There was plenty of comic relief, too. The night’s funniest short was essentially one man’s hilariously profane rant against the aesthetics of cheap motel signs and bad graphic design. Another film described a technique for summoning the voice of Nat King Cole from the great beyond. Still another depicted what happens when chocolate Easter bunnies square off against heat lamps and hair dryers.

Starring kudzu

Festival co-director Ventimiglia, who also works as video producer at the N.C. School of Science and Mathematics, said more than 200 films were submitted for this year’s festival, about double the number of submissions received last year. The shorts range across genres – narrative and documentary, animation and experimental – and many combine multiple film formats, she said.

“We have a film this year that was shot entirely on someone’s Apple phone,” Ventimiglia said. “Format doesn’t really matter. Really, if it emotionally resonated with us, if we get some kind of feeling from the film – that’s what we base it on more than anything else.”

Of the local films that will be presented, Ventimiglia said she’s particularly enthused by “Kudzu Vine,” a 20-minute black-and-white film by Durham filmmaker and Duke University instructor Josh Gibson. “It’s just so visually stunning,” Ventimiglia said. “The way it’s shot is just so incredible, so meticulously done.”

“Kudzu Vine” examines the history and utility of the pervasive plant, famous in the South for growing more than a foot a day and draping the landscape with its slightly eerie vines. Gibson said that, with “Kudzu Vine,” he tried to take a genre approach to the documentary form.
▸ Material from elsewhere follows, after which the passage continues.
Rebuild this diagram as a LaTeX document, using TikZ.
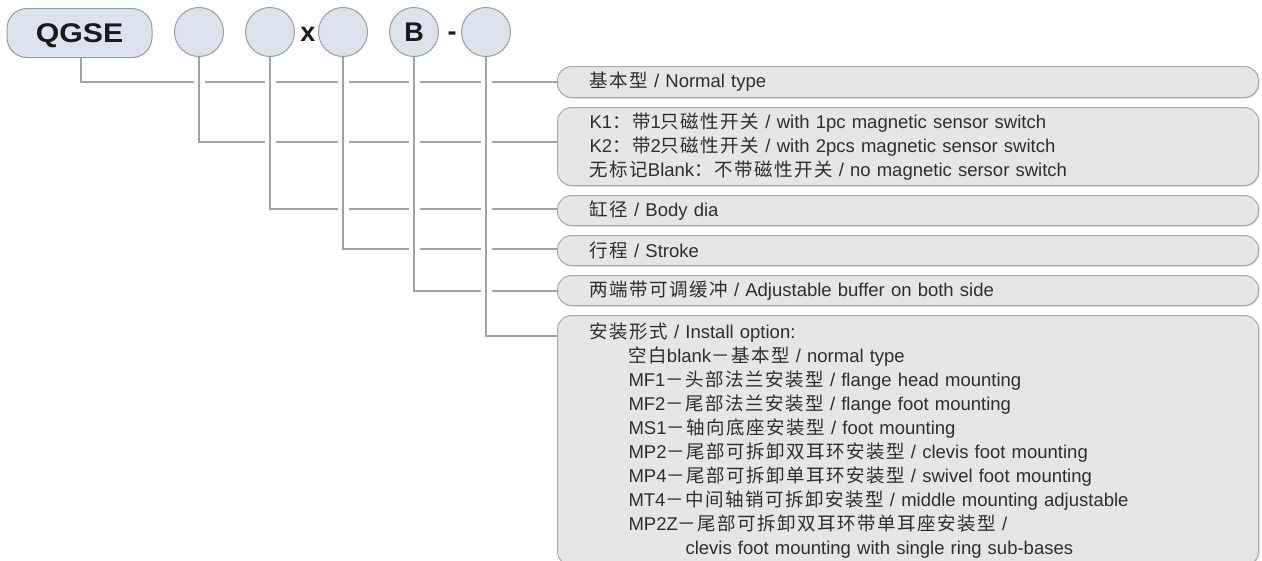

“I’d worked with this particular film stock before, and knew it had this sort of mid-19th-century feel to it,” he said. “It feels like an old scary movie. I began to think, what about a documentary that feels like a horror film?”

Aside from the submitted films, this year’s Strange Beauty festival features several special events as well. On Friday night, Durham filmmaker and historian Tom Whiteside will present a three-screen, 16 mm program called “FILMISTORY.2,” including archival clips from a dozen films, each more than 100 years old.

Also on Friday, Triangle musicians Wendy Spitzer and Billy Sugarfix will perform a live original score to the 1921 animated silent film, “Dream of the Rarebit Fiend: The Pet.”

On Saturday, Durham audio producer Jennifer Deer returns with “The Strange Beauty Aural Fixation,” a curated collection of audio-only programming “best experienced in a dark room with strangers.”

Canadian invasion

Ventimiglia said that one aspect of this year’s festival was entirely unexpected: Of the films showing at the festival, a disproportionate number are from the Canadian city of Winnipeg.

“I don’t know how that happened, it’s really weird,” she said with a laugh. “We got a few submissions from a filmmaker in Winnipeg last year, and I guess he told all his friends. They must have quite a vibrant experimental film scene in Winnipeg.”